The International System of Units (SI) is the accepted set of units for all applications of measurement worldwide. Although one of its aims is to provide the basis for measurements that are stable over long periods of time, it has always been a practical and dynamic system that has changed to exploit the latest scientific advances.

In November 2018, the General Conference on Weights and Measures met in Versailles and agreed one of the most significant sets of changes to the SI since its inception in 1960. These were to base it on our best understanding of the laws of nature and to eliminate the link between the SI and definitions based on physical artefacts. The changes build on the results of research into new measurement methods that use quantum phenomena as the basis for standards that are fundamental.

These changes were agreed in November 2018 and come into force on May 20th 2019, a date chosen because it is the anniversary of the signature of the Metre Convention, celebrated by World Metrology Day. Whilst the future impact of the changes will be far reaching, great attention has been paid to ensure that the new definitions will be compatible with the current ones at the time the change is implemented. The changes will not be noticeable to any but the most demanding users, but, they do mean that there may be changes in the way that traceability is ultimately established. The global work to harmonize the operation of instruments used to make measurements will continue to ensure that trade, industry, and consumers will not notice any difference to the weights, lengths, and other measures they use.

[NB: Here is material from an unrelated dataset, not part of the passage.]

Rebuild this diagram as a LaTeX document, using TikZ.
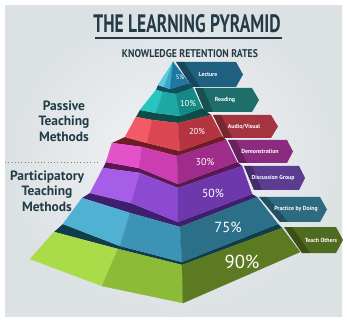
\documentclass[tikz,border=0pt]{standalone}
\usepackage{fontspec}
\setmainfont{PT Sans}
\usepackage{graphicx}

\definecolor{ink}{HTML}{223B46}
\definecolor{bgin}{HTML}{F4F5F6}
\definecolor{bgout}{HTML}{DCE1E4}
% pyramid faces: light, mid, dark, band
\definecolor{aA}{HTML}{5ECADD}\definecolor{aB}{HTML}{3AA8CC}\definecolor{aC}{HTML}{1E77A0}\definecolor{aS}{HTML}{0F4F5E}
\definecolor{bA}{HTML}{2AC4BE}\definecolor{bB}{HTML}{1CA8A3}\definecolor{bC}{HTML}{158985}\definecolor{bS}{HTML}{0C4D4A}
\definecolor{cA}{HTML}{F25A67}\definecolor{cB}{HTML}{DB4653}\definecolor{cC}{HTML}{B53442}\definecolor{cS}{HTML}{6E1C26}
\definecolor{dA}{HTML}{E352C9}\definecolor{dB}{HTML}{CB3DB0}\definecolor{dC}{HTML}{9F2B8B}\definecolor{dS}{HTML}{5C1752}
\definecolor{eA}{HTML}{A65DE8}\definecolor{eB}{HTML}{8C4AD2}\definecolor{eC}{HTML}{6C38AC}\definecolor{eS}{HTML}{3E1F6E}
\definecolor{fA}{HTML}{50B1D3}\definecolor{fB}{HTML}{3C93B5}\definecolor{fC}{HTML}{2B6F88}\definecolor{fS}{HTML}{0F3D4C}
\definecolor{gA}{HTML}{AADB48}\definecolor{gB}{HTML}{8CBB38}\definecolor{gC}{HTML}{5B7A22}
% banners
\definecolor{tagA}{HTML}{1F5F80}\definecolor{tagB}{HTML}{1E6F6B}\definecolor{tagC}{HTML}{A33440}
\definecolor{tagD}{HTML}{8B2B7F}\definecolor{tagE}{HTML}{5B3C91}\definecolor{tagF}{HTML}{2E6A80}
\definecolor{tagG}{HTML}{4E6B1F}

\begin{document}
\begin{tikzpicture}[x=0.03cm, y=-0.03cm,
    every node/.style={inner sep=0pt},
    pct/.style={text=white},
    tag/.style={text=white, font=\fontsize{5}{6}\selectfont\bfseries},
    side/.style={text=ink, align=center, font=\fontsize{11.5}{13.2}\selectfont\bfseries}]

  \useasboundingbox (0,0) rectangle (347,321);
  \fill[white] (0,0) rectangle (347,321);
  \shade[inner color=bgin, outer color=bgout] (5,6) rectangle (342,316);

  % heading
  \node[text=ink] (title) at (187,24) {\resizebox{5.61cm}{0.54cm}{\bfseries THE LEARNING PYRAMID}};
  \coordinate (ulA) at (95,38);
  \coordinate (ulB) at (282,38);
  \draw[ink, line width=1.3pt] (ulA) -- (ulB);
  \node[text=ink] (subtitle) at (190,54) {\resizebox{4.08cm}{0.24cm}{\bfseries KNOWLEDGE RETENTION RATES}};

  % side texts
  \node[side] (passive) at (64,121) {Passive\\Teaching\\Methods};
  \node[side] (particip) at (47,191) {Participatory\\Teaching\\Methods};
  \coordinate (dotA) at (5,162);
  \coordinate (dotB) at (100,162);
  \draw[gray, dotted, thick] (dotA) -- (dotB);

  % banners behind the pyramid
  \foreach \n/\ya/\yb/\xa/\xb/\xr/\xt/\tx/\c/\txt in {
      1/62/87/176/192/236/243/208/tagA/Lecture,
      2/88/112/195/205/252/259/225/tagB/Reading,
      3/115/138/213/224/271/278/244/tagC/{Audio/Visual},
      4/140/163/228/239/287/293/260/tagD/Demonstration,
      5/166/190/244/254/299/305/273/tagE/Discussion Group,
      6/197/222/259/280/320/327/296/tagF/Practice by Doing,
      7/227/253/284/302/336/343/321/tagG/Teach Others} {
    \fill[\c] (\xa,\ya) -- (\xr,\ya) -- (\xt,{(\ya+\yb)/2}) -- (\xr,\yb) -- (\xb,\yb) -- cycle;
    \fill[black, opacity=0.25] (\xa,\ya) -- (\xa+8,\ya) -- (\xb+8,\yb) -- (\xb,\yb) -- cycle;
    \node[tag] (tag\n) at (\tx,{(\ya+\yb)/2}) {\txt};
  }

  % layer corners: L, M, F, R on top (t) and bottom (b)
  \coordinate (apex) at (173,62);
  \coordinate (L1t) at (apex); \coordinate (M1t) at (apex); \coordinate (F1t) at (apex); \coordinate (R1t) at (apex);
  \coordinate (L1b) at (158,85); \coordinate (M1b) at (164,87); \coordinate (F1b) at (170,89); \coordinate (R1b) at (189,83);
  \coordinate (L2t) at (156,90); \coordinate (M2t) at (163,92); \coordinate (F2t) at (176,94); \coordinate (R2t) at (193,88);
  \coordinate (L2b) at (140,110); \coordinate (M2b) at (156,113); \coordinate (F2b) at (180,116); \coordinate (R2b) at (202,108);
  \coordinate (L3t) at (136,117); \coordinate (M3t) at (152,120); \coordinate (F3t) at (178,123); \coordinate (R3t) at (211,115);
  \coordinate (L3b) at (125,137); \coordinate (M3b) at (147,143); \coordinate (F3b) at (180,151); \coordinate (R3b) at (222,136);
  \coordinate (L4t) at (112,143); \coordinate (M4t) at (142,147); \coordinate (F4t) at (177,156); \coordinate (R4t) at (226,140);
  \coordinate (L4b) at (106,162); \coordinate (M4b) at (139,168); \coordinate (F4b) at (178,184); \coordinate (R4b) at (237,162);
  \coordinate (L5t) at (103,168); \coordinate (M5t) at (140,173); \coordinate (F5t) at (178,188); \coordinate (R5t) at (242,166);
  \coordinate (L5b) at (90,193); \coordinate (M5b) at (131,203); \coordinate (F5b) at (178,222); \coordinate (R5b) at (252,194);
  \coordinate (L6t) at (82,198); \coordinate (M6t) at (130,213); \coordinate (F6t) at (180,227); \coordinate (R6t) at (257,197);
  \coordinate (L6b) at (63,224); \coordinate (M6b) at (120,246); \coordinate (F6b) at (182,262); \coordinate (R6b) at (278,224);
  \coordinate (L7t) at (54,232); \coordinate (M7t) at (118,249); \coordinate (F7t) at (182,265); \coordinate (R7t) at (282,228);
  \coordinate (L7b) at (30,259); \coordinate (M7b) at (102,286); \coordinate (F7b) at (183,303); \coordinate (R7b) at (300,252);

  % dark bands between layers
  \foreach \i/\j/\c in {1/2/aS, 2/3/bS, 3/4/cS, 4/5/dS, 5/6/eS, 6/7/fS}
    \fill[\c] (L\i b) -- (M\i b) -- (F\i b) -- (R\i b) -- (R\j t) -- (F\j t) -- (M\j t) -- (L\j t) -- cycle;

  % faces
  \foreach \i/\ca/\cb/\cc in {1/aA/aB/aC, 2/bA/bB/bC, 3/cA/cB/cC, 4/dA/dB/dC, 5/eA/eB/eC, 6/fA/fB/fC, 7/gA/gB/gC} {
    \filldraw[fill=\ca, draw=\ca, line width=0.2pt] (L\i t) -- (M\i t) -- (M\i b) -- (L\i b) -- cycle;
    \filldraw[fill=\cb, draw=\cb, line width=0.2pt] (M\i t) -- (F\i t) -- (F\i b) -- (M\i b) -- cycle;
    \filldraw[fill=\cc, draw=\cc, line width=0.2pt] (F\i t) -- (R\i t) -- (R\i b) -- (F\i b) -- cycle;
  }

  % rates
  \foreach \n/\x/\y/\s/\v in {1/180/77/5.5/5, 2/188/104/7.3/10, 3/197/132/7.3/20, 4/205/162/8.5/30,
      5/213/193/10/50, 6/228/227/12.5/75, 7/242/262/16/90}
    \node[pct, font=\fontsize{\s}{\s}\selectfont] (pct\n) at (\x,\y) {\v\%};
\end{tikzpicture}
\end{document}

The new definitions use ‘the rules of nature to create the rules of measurement,’ linking measurements at the atomic and quantum scales to those at the macroscopic level. They achieve a collective ambition for the “metric system” which has been to provide universality of access to the agreed basis for worldwide measurements. They will provide the basis for future innovations in measurements that will allow the definitions of the second, the metre, the ampere, and the kelvin to take advantage of atomic and quantum phenomena to achieve levels of accuracy limited only by our capacity to observe them.